In television, so many new shows are being made
that no one can watch them all; nearly 500 scripted original series
were aired last year. The traditional networks are being challenged
by cable outlets and streaming services. That's led to plenty of new
opportunities for actors and writers. But the new era has some
distinct challenges, including shorter seasons and less predictable
schedules that make it harder for many to make ends meet.
Competition among creators on YouTube is fierce,
and that's also led to trouble.
In February, YouTube suspended all advertising on
channels run by Logan Paul, one of its biggest stars, after a series
of controversies, including videos he made showing his visit to a
so-called suicide forest in Japan and jokes about eating Tide
detergent pods.
Another star, Felix Kjellberg, known as PewDiePie,
was found to have used a racial epithet and made anti-Semitic jokes
in some of his gaming videos. He was dropped from Google's lucrative
ad service for high-performing videos, and his planned series on the
pay channel YouTube Red was canceled.
Now, YouTube is taking steps that make it even
harder for creators at the bottom. The company recently said channels
need to reach 1,000 subscribers and 4,000 hours of watch time over
the last 12 months before they can start to earn money from ads.

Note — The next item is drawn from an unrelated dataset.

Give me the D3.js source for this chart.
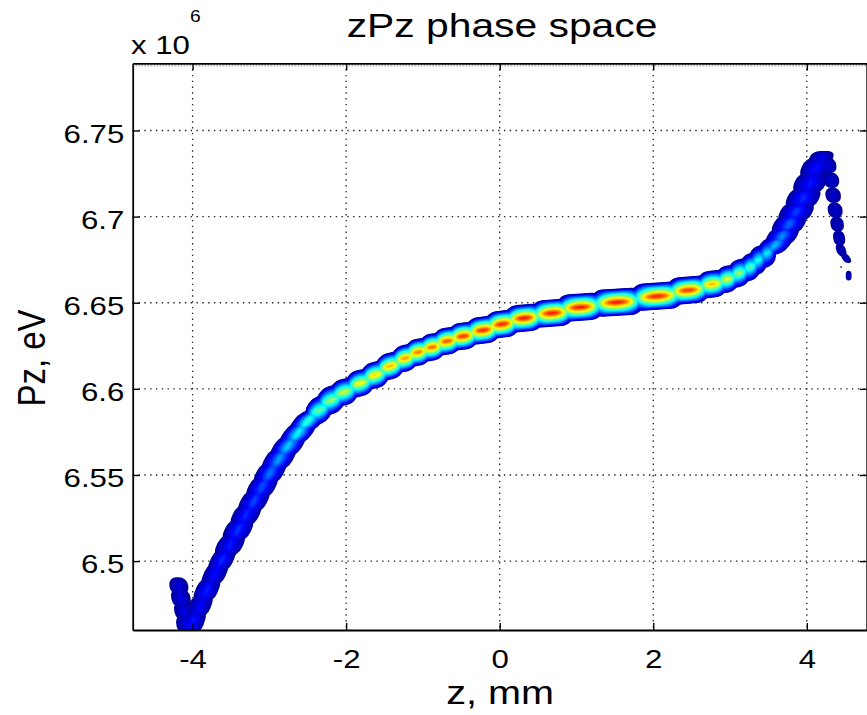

YouTube said the change is aimed at discouraging videos with
objectionable or offensive content and that it would "affect a
significant number of channels."
Bartl's study did offer some hope for YouTube
aspirants - hints on how to boost the chances of financial success.
YouTube offers 18 genre-like categories, and selecting the right one
"is a highly significant predictor of channel success,"
Bartl wrote. The most popular categories over a decade were
entertainment videos, which took in 24 percent of all views, followed
by music and gaming categories.
But the chance of a channel making into the
rarefied top three percent was best for comedy; entertainment; how-to
and style; and gaming. It was worse for sports; education; nonprofits
and activism; and people and blogs.
Bartl also noted that YouTube's upper echelons
still featured a mix of both professional and user-generated videos,
writing that "it does give hope that YouTube's 'broadcast
yourself' rhetoric is not a complete fiction."